— Short task —
Quote each line of the material verbatim, without the pictures.

[Dataset entries]
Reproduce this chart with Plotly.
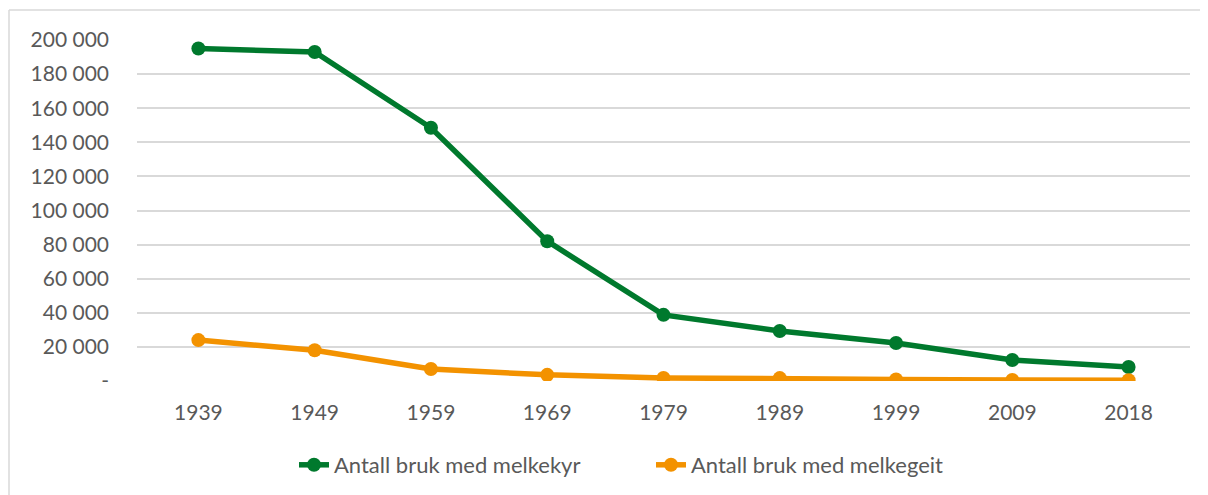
import plotly.graph_objects as go

years = ["1939", "1949", "1959", "1969", "1979", "1989", "1999", "2009", "2018"]
kyr = [195000, 193000, 148500, 82000, 38800, 29300, 22300, 12300, 8200]
geit = [24000, 18000, 7000, 3600, 1800, 1700, 900, 600, 500]

ytick_vals = [0, 20000, 40000, 60000, 80000, 100000, 120000, 140000, 160000, 180000, 200000]
ytick_text = ["-", "20 000", "40 000", "60 000", "80 000", "100 000", "120 000", "140 000", "160 000", "180 000", "200 000"]

green = "#00792D"
orange = "#F39200"
txt = "#595959"
grid = "#D9D9D9"

OFF = 8  # default page body margin
W, H = 1208 - OFF, 495 - OFF
L = 137 - OFF
R = W - (1190 - OFF)
T = 40 - OFF
B = H - (381 - OFF)
pw, ph = W - L - R, H - T - B

def px_x(sx):
    return (sx - OFF - L) / pw

def px_y(sy):
    return (H - B - (sy - OFF)) / ph

fig = go.Figure()
fig.add_trace(go.Scatter(x=years, y=kyr, mode="lines+markers", name="Antall bruk med melkekyr",
                         line=dict(color=green, width=5.5), marker=dict(size=14, color=green)))
fig.add_trace(go.Scatter(x=years, y=geit, mode="lines+markers", name="Antall bruk med melkegeit",
                         line=dict(color=orange, width=5.5), marker=dict(size=14, color=orange)))

fig.update_layout(
    width=W, height=H,
    margin=dict(l=L, r=R, t=T, b=B, autoexpand=False),
    paper_bgcolor="white", plot_bgcolor="white",
    font=dict(family="Lato, Calibri, sans-serif", size=21, color=txt),
    showlegend=True,
    legend=dict(orientation="h", x=px_x(294), xanchor="left", y=px_y(465), yanchor="middle",
                entrywidth=312, entrywidthmode="pixels",
                font=dict(size=22, color=txt), bgcolor="rgba(0,0,0,0)"),
    xaxis=dict(type="category", showgrid=False, showline=False, zeroline=False, ticks="",
               ticklabelstandoff=17, tickfont=dict(size=21, color=txt)),
    yaxis=dict(range=[0, 200000], tickvals=ytick_vals, ticktext=ytick_text, showgrid=True,
               gridcolor=grid, gridwidth=1.5, zeroline=False, showline=False, ticks="",
               ticklabelstandoff=27, tickfont=dict(size=21, color=txt)),
    shapes=[
        dict(type="line", xref="paper", yref="paper", x0=px_x(9), x1=px_x(1215), y0=px_y(10), y1=px_y(10),
             line=dict(color=grid, width=1.5)),
        dict(type="line", xref="paper", yref="paper", x0=px_x(9), x1=px_x(9), y0=px_y(10), y1=px_y(500),
             line=dict(color=grid, width=1.5)),
    ],
)

fig.write_html("out.html")
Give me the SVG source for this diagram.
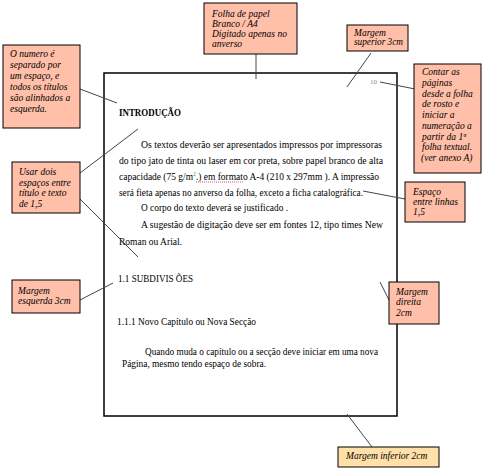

— Exercise solution —
Reproduce this chart with Plotly.
import plotly.graph_objects as go

years = ["1939", "1949", "1959", "1969", "1979", "1989", "1999", "2009", "2018"]
kyr = [195000, 193000, 148500, 82000, 38800, 29300, 22300, 12300, 8200]
geit = [24000, 18000, 7000, 3600, 1800, 1700, 900, 600, 500]

ytick_vals = [0, 20000, 40000, 60000, 80000, 100000, 120000, 140000, 160000, 180000, 200000]
ytick_text = ["-", "20 000", "40 000", "60 000", "80 000", "100 000", "120 000", "140 000", "160 000", "180 000", "200 000"]

green = "#00792D"
orange = "#F39200"
txt = "#595959"
grid = "#D9D9D9"

OFF = 8  # default page body margin
W, H = 1208 - OFF, 495 - OFF
L = 137 - OFF
R = W - (1190 - OFF)
T = 40 - OFF
B = H - (381 - OFF)
pw, ph = W - L - R, H - T - B

def px_x(sx):
    return (sx - OFF - L) / pw

def px_y(sy):
    return (H - B - (sy - OFF)) / ph

fig = go.Figure()
fig.add_trace(go.Scatter(x=years, y=kyr, mode="lines+markers", name="Antall bruk med melkekyr",
                         line=dict(color=green, width=5.5), marker=dict(size=14, color=green)))
fig.add_trace(go.Scatter(x=years, y=geit, mode="lines+markers", name="Antall bruk med melkegeit",
                         line=dict(color=orange, width=5.5), marker=dict(size=14, color=orange)))

fig.update_layout(
    width=W, height=H,
    margin=dict(l=L, r=R, t=T, b=B, autoexpand=False),
    paper_bgcolor="white", plot_bgcolor="white",
    font=dict(family="Lato, Calibri, sans-serif", size=21, color=txt),
    showlegend=True,
    legend=dict(orientation="h", x=px_x(294), xanchor="left", y=px_y(465), yanchor="middle",
                entrywidth=312, entrywidthmode="pixels",
                font=dict(size=22, color=txt), bgcolor="rgba(0,0,0,0)"),
    xaxis=dict(type="category", showgrid=False, showline=False, zeroline=False, ticks="",
               ticklabelstandoff=17, tickfont=dict(size=21, color=txt)),
    yaxis=dict(range=[0, 200000], tickvals=ytick_vals, ticktext=ytick_text, showgrid=True,
               gridcolor=grid, gridwidth=1.5, zeroline=False, showline=False, ticks="",
               ticklabelstandoff=27, tickfont=dict(size=21, color=txt)),
    shapes=[
        dict(type="line", xref="paper", yref="paper", x0=px_x(9), x1=px_x(1215), y0=px_y(10), y1=px_y(10),
             line=dict(color=grid, width=1.5)),
        dict(type="line", xref="paper", yref="paper", x0=px_x(9), x1=px_x(9), y0=px_y(10), y1=px_y(500),
             line=dict(color=grid, width=1.5)),
    ],
)

fig.write_html("out.html")
Give me the SVG source for this diagram.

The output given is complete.